* Exercise instructions *
Copy all lines below exactly as written. Leave pictures out.

* Data segment *

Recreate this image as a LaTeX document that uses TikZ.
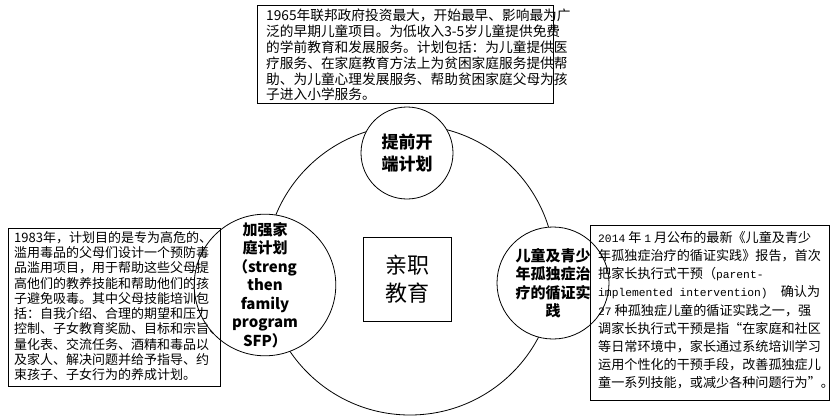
\documentclass[tikz,border=0pt]{standalone}
\usepackage{fontspec}
\setmainfont{Noto Sans CJK SC}
\newfontfamily\monof{Liberation Mono}
\newcommand{\mo}[1]{{\monof\fontsize{11.3}{12}\selectfont #1}}
\begin{document}
\begin{tikzpicture}[x=1pt,y=-1pt,
  box/.style={draw=none,align=left,inner sep=0pt,anchor=north west},
  circ/.style={draw,circle,fill=white,line width=0.8pt,align=center,inner sep=0pt,font=\bfseries\fontsize{15}{18.5}\selectfont}]
\useasboundingbox (0,0) rectangle (832,420);
\draw[line width=0.8pt] (410,270) circle (145);
\node[circ,minimum size=92pt,font=\bfseries\fontsize{17}{22}\selectfont] (top) at (407,153) {提前开\\端计划};
\node[circ,minimum size=100pt] (left) at (265,285) {加强家\\庭计划\\（streng\\then\\family\\program\\SFP）};
\node[circ,minimum size=112pt] (right) at (553,283) {儿童及青少\\年孤独症治\\疗的循证实\\践};
\node[draw,line width=0.8pt,minimum width=88pt,minimum height=84pt,font=\fontsize{22}{28}\selectfont,align=center] (mid) at (407,279) {亲职\\教育};
\draw[line width=0.8pt] (257,5) rectangle (553,103);
\node[box,font=\fontsize{13.7}{15.8}\selectfont] (tb) at (266,9) {1965年联邦政府投资最大，开始最早、影响最为广\\泛的早期儿童项目。为低收入3-5岁儿童提供免费\\的学前教育和发展服务。计划包括：为儿童提供医\\疗服务、在家庭教育方法上为贫困家庭服务提供帮\\助、为儿童心理发展服务、帮助贫困家庭父母为孩\\子进入小学服务。};
\draw[line width=0.8pt] (8,228) rectangle (220,386);
\node[box,font=\fontsize{13}{15.3}\selectfont] (lb) at (14,231) {1983年，计划目的是专为高危的、\\滥用毒品的父母们设计一个预防毒\\品滥用项目，用于帮助这些父母提\\高他们的教养技能和帮助他们的孩\\子避免吸毒。其中父母技能培训包\\括：自我介绍、合理的期望和压力\\控制、子女教育奖励、目标和宗旨、\\量化表、交流任务、酒精和毒品以\\及家人、解决问题并给予指导、约\\束孩子、子女行为的养成计划。};
\draw[line width=0.8pt] (590,225) rectangle (829,400);
\node[box,font=\fontsize{13.1}{18.2}\selectfont] (rb) at (598,231) {\mo{2014} 年 \mo{1} 月公布的最新《儿童及青少\\年孤独症治疗的循证实践》报告，首次\\把家长执行式干预（\mo{parent-}\\\mo{implemented intervention)}\quad 确认为\\\mo{27} 种孤独症儿童的循证实践之一，强\\调家长执行式干预是指“在家庭和社区\\等日常环境中，家长通过系统培训学习\\运用个性化的干预手段，改善孤独症儿\\童一系列技能，或减少各种问题行为”。};
\end{tikzpicture}
\end{document}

* Answer to the exercise *
Recreate this image as a LaTeX document that uses TikZ.
\documentclass[tikz,border=0pt]{standalone}
\usepackage{fontspec}
\setmainfont{Noto Sans CJK SC}
\newfontfamily\monof{Liberation Mono}
\newcommand{\mo}[1]{{\monof\fontsize{11.3}{12}\selectfont #1}}
\begin{document}
\begin{tikzpicture}[x=1pt,y=-1pt,
  box/.style={draw=none,align=left,inner sep=0pt,anchor=north west},
  circ/.style={draw,circle,fill=white,line width=0.8pt,align=center,inner sep=0pt,font=\bfseries\fontsize{15}{18.5}\selectfont}]
\useasboundingbox (0,0) rectangle (832,420);
\draw[line width=0.8pt] (410,270) circle (145);
\node[circ,minimum size=92pt,font=\bfseries\fontsize{17}{22}\selectfont] (top) at (407,153) {提前开\\端计划};
\node[circ,minimum size=100pt] (left) at (265,285) {加强家\\庭计划\\（streng\\then\\family\\program\\SFP）};
\node[circ,minimum size=112pt] (right) at (553,283) {儿童及青少\\年孤独症治\\疗的循证实\\践};
\node[draw,line width=0.8pt,minimum width=88pt,minimum height=84pt,font=\fontsize{22}{28}\selectfont,align=center] (mid) at (407,279) {亲职\\教育};
\draw[line width=0.8pt] (257,5) rectangle (553,103);
\node[box,font=\fontsize{13.7}{15.8}\selectfont] (tb) at (266,9) {1965年联邦政府投资最大，开始最早、影响最为广\\泛的早期儿童项目。为低收入3-5岁儿童提供免费\\的学前教育和发展服务。计划包括：为儿童提供医\\疗服务、在家庭教育方法上为贫困家庭服务提供帮\\助、为儿童心理发展服务、帮助贫困家庭父母为孩\\子进入小学服务。};
\draw[line width=0.8pt] (8,228) rectangle (220,386);
\node[box,font=\fontsize{13}{15.3}\selectfont] (lb) at (14,231) {1983年，计划目的是专为高危的、\\滥用毒品的父母们设计一个预防毒\\品滥用项目，用于帮助这些父母提\\高他们的教养技能和帮助他们的孩\\子避免吸毒。其中父母技能培训包\\括：自我介绍、合理的期望和压力\\控制、子女教育奖励、目标和宗旨、\\量化表、交流任务、酒精和毒品以\\及家人、解决问题并给予指导、约\\束孩子、子女行为的养成计划。};
\draw[line width=0.8pt] (590,225) rectangle (829,400);
\node[box,font=\fontsize{13.1}{18.2}\selectfont] (rb) at (598,231) {\mo{2014} 年 \mo{1} 月公布的最新《儿童及青少\\年孤独症治疗的循证实践》报告，首次\\把家长执行式干预（\mo{parent-}\\\mo{implemented intervention)}\quad 确认为\\\mo{27} 种孤独症儿童的循证实践之一，强\\调家长执行式干预是指“在家庭和社区\\等日常环境中，家长通过系统培训学习\\运用个性化的干预手段，改善孤独症儿\\童一系列技能，或减少各种问题行为”。};
\end{tikzpicture}
\end{document}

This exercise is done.